Netflix Prize
About this project: I took part in the
Netflix Prize, to try to improve
Netflix's predictions on how much someone
will like a movie, based on how he/she rated other movies.
I did manage to make it onto the leaderboard briefly (Leaderboard for Oct 19, 2006 - I'm teamgreg), but fell off
shortly after and never made it back on. So it goes! The strategy I used for
that submission was doing a movie-based correlation while correcting for the
mean rating of each user.
Due to the large volume of data, I did this project mostly in C++. Here are my source files:
- Makefile - Makefile for the C++ parts
- Structures.h - basic structures used throughout
- util.h, util.cpp - utility functions for reading and parsing data.

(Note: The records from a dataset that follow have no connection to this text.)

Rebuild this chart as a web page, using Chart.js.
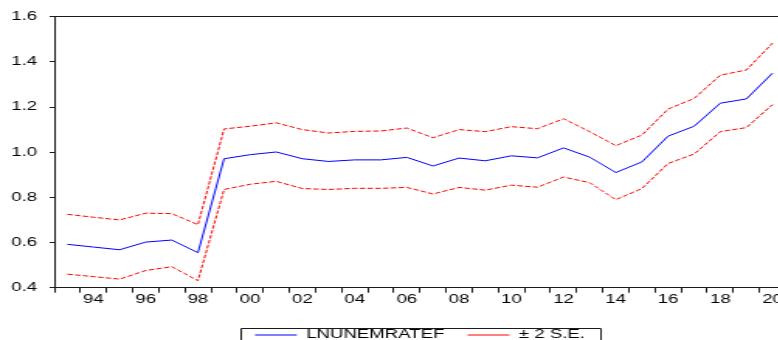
<!DOCTYPE html>
<html>
<head>
<meta charset="utf-8">
<script src="https://cdn.jsdelivr.net/npm/chart.js"></script>
<style>
  html, body { margin: 0; padding: 0; background: #fff; width: 778px; height: 340px; overflow: hidden; }
</style>
</head>
<body>
<!-- drawn at 510px wide and widened 1.55x horizontally, like the exported EViews graph -->
<canvas id="c" width="510" height="340" style="display:block;width:790.5px;height:340px;"></canvas>
<script>
// Annual observations, 1993-2020
const years = [1993, 1994, 1995, 1996, 1997, 1998, 1999, 2000, 2001, 2002, 2003, 2004, 2005, 2006,
               2007, 2008, 2009, 2010, 2011, 2012, 2013, 2014, 2015, 2016, 2017, 2018, 2019, 2020];

// Forecast of the log unemployment rate
const fitted = [0.592, 0.580, 0.568, 0.602, 0.611, 0.555, 0.971, 0.989, 1.001, 0.971, 0.959, 0.966, 0.966, 0.977,
                0.939, 0.974, 0.962, 0.984, 0.975, 1.019, 0.978, 0.910, 0.957, 1.071, 1.115, 1.217, 1.236, 1.350];

// Forecast + 2 standard errors
const upperBand = [0.725, 0.712, 0.700, 0.730, 0.728, 0.679, 1.103, 1.115, 1.130, 1.100, 1.085, 1.092, 1.094, 1.107,
                   1.064, 1.100, 1.091, 1.113, 1.104, 1.148, 1.091, 1.029, 1.076, 1.191, 1.238, 1.341, 1.364, 1.483];

// Forecast - 2 standard errors
const lowerBand = [0.460, 0.449, 0.438, 0.476, 0.493, 0.431, 0.835, 0.858, 0.871, 0.839, 0.835, 0.840, 0.840, 0.844,
                   0.815, 0.844, 0.832, 0.854, 0.845, 0.890, 0.865, 0.790, 0.839, 0.950, 0.992, 1.091, 1.109, 1.211];

// Year labels on the time axis
const tickYears  = [1994, 1996, 1998, 2000, 2002, 2004, 2006, 2008, 2010, 2012, 2014, 2016, 2018, 2020];
const tickLabels = ['94', '96', '98', '00', '02', '04', '06', '08', '10', '12', '14', '16', '18', '20'];

const seriesNames = ['LNUNEMRATEF', '\u00B1 2 S.E.'];

const FONT = "'Liberation Sans', Arial, sans-serif";
const INK = '#1a1a1a';

const toPoints = (vals) => vals.map((v, i) => ({ x: years[i], y: v }));

// Centres the legend under the plot area and frames it with a box
const legendFrame = {
  id: 'legendFrame',
  afterUpdate(chart) {
    const lg = chart.legend;
    const area = chart.chartArea;
    const pad = lg.options.labels.padding;
    // undo the offset the legend already applied, then lay the items out again
    lg.legendHitBoxes.forEach((h) => { h.top -= lg.top + pad; });
    lg.left = area.left;
    lg.right = area.right;
    lg.width = area.right - area.left;
    lg.adjustHitBoxes();
  },
  afterDraw(chart) {
    const hb = chart.legend.legendHitBoxes;
    if (!hb || !hb.length) return;
    const last = hb[hb.length - 1];
    const x0 = Math.round(hb[0].left - 9) + 0.5;
    const x1 = Math.round(last.left + last.width + 10) + 0.5;
    const y0 = Math.round(hb[0].top - 1.5) + 0.5;
    const ctx = chart.ctx;
    ctx.save();
    ctx.strokeStyle = INK;
    ctx.lineWidth = 1;
    ctx.beginPath();
    ctx.moveTo(x0, chart.height + 20);
    ctx.lineTo(x0, y0);
    ctx.lineTo(x1, y0);
    ctx.lineTo(x1, chart.height + 20);
    ctx.stroke();
    ctx.restore();
  }
};

new Chart(document.getElementById('c'), {
  type: 'line',
  data: {
    datasets: [
      {
        label: seriesNames[0],
        data: toPoints(fitted),
        borderColor: '#0000ff',
        borderWidth: 1,
        pointRadius: 0,
        tension: 0
      },
      {
        label: seriesNames[1],
        data: toPoints(upperBand),
        borderColor: '#ff0000',
        borderWidth: 1,
        borderDash: [3.5, 1.5],
        pointRadius: 0,
        tension: 0
      },
      {
        label: seriesNames[1],
        data: toPoints(lowerBand),
        borderColor: '#ff0000',
        borderWidth: 1,
        borderDash: [3.5, 1.5],
        pointRadius: 0,
        tension: 0
      }
    ]
  },
  options: {
    responsive: false,
    animation: false,
    devicePixelRatio: 1,
    layout: { padding: { left: 0, right: 3.5, top: 16.7, bottom: -11 } },
    scales: {
      x: {
        type: 'linear',
        position: 'bottom',
        min: 1992.5,
        max: 2020.5,
        afterFit: (s) => { s.height = 26.3; },
        border: { display: true, color: INK, width: 1 },
        grid: {
          drawOnChartArea: false,
          drawTicks: true,
          tickLength: 5,
          tickWidth: 1,
          tickColor: (ctx) => (ctx.tick && Number.isInteger(ctx.tick.value)) ? 'rgba(0,0,0,0)' : INK
        },
        ticks: {
          stepSize: 0.5,
          autoSkip: false,
          maxRotation: 0,
          padding: 0,
          color: '#000',
          font: { family: FONT, size: 12 },
          callback: (v) => {
            const i = tickYears.indexOf(v);
            return i >= 0 ? tickLabels[i] : '';
          }
        }
      },
      xTop: {
        type: 'linear',
        position: 'top',
        min: 1992.5,
        max: 2020.5,
        border: { display: true, color: INK, width: 1 },
        grid: { drawOnChartArea: false, drawTicks: false },
        ticks: { display: false }
      },
      y: {
        type: 'linear',
        position: 'left',
        min: 0.4,
        max: 1.6,
        afterFit: (s) => { s.width = 35; },
        border: { display: true, color: INK, width: 1 },
        grid: { drawOnChartArea: false, tickLength: 3, tickColor: INK },
        ticks: {
          stepSize: 0.2,
          padding: 8,
          color: '#000',
          font: { family: FONT, size: 12 },
          callback: (v) => Number(v).toFixed(1)
        }
      }
    },
    plugins: {
      tooltip: { enabled: false },
      legend: {
        display: true,
        position: 'bottom',
        labels: {
          usePointStyle: true,
          pointStyle: 'line',
          pointStyleWidth: 27,
          padding: 15,
          color: '#000',
          font: { family: FONT, size: 12 },
          filter: (item) => item.datasetIndex !== 2
        }
      }
    }
  },
  plugins: [legendFrame]
});
</script>
</body>
</html>
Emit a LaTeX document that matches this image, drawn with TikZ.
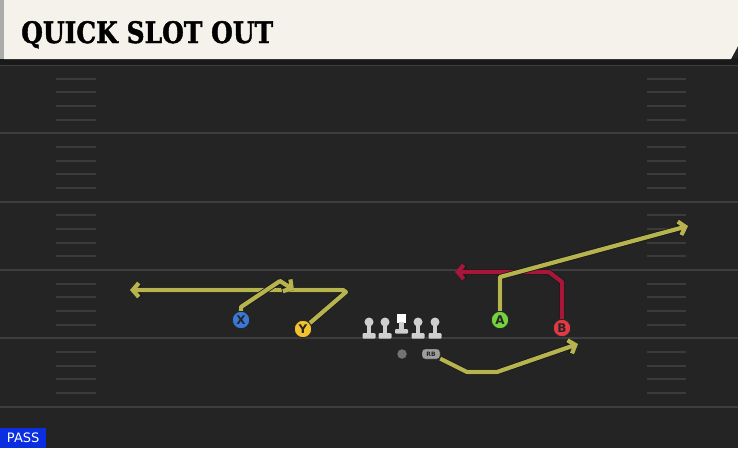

- Algorithms.h - contains the algorithms to
write binary versions of the supplied ratings (for speed), calculate movie and
user average scores and similarities between movies.
- ParseTest.h, ParseTest.cpp - calculates user or movie similarities for use in predicting ratings
- PredictRatings.cpp - uses an algorithm to read in ratings, etc. and output predicted ratings.
- averageRatings.py - averages the predictions in a movie and user file. This didn't work terribly well.
- rateprobe.py - calculates the RMSE of the
probe dataset.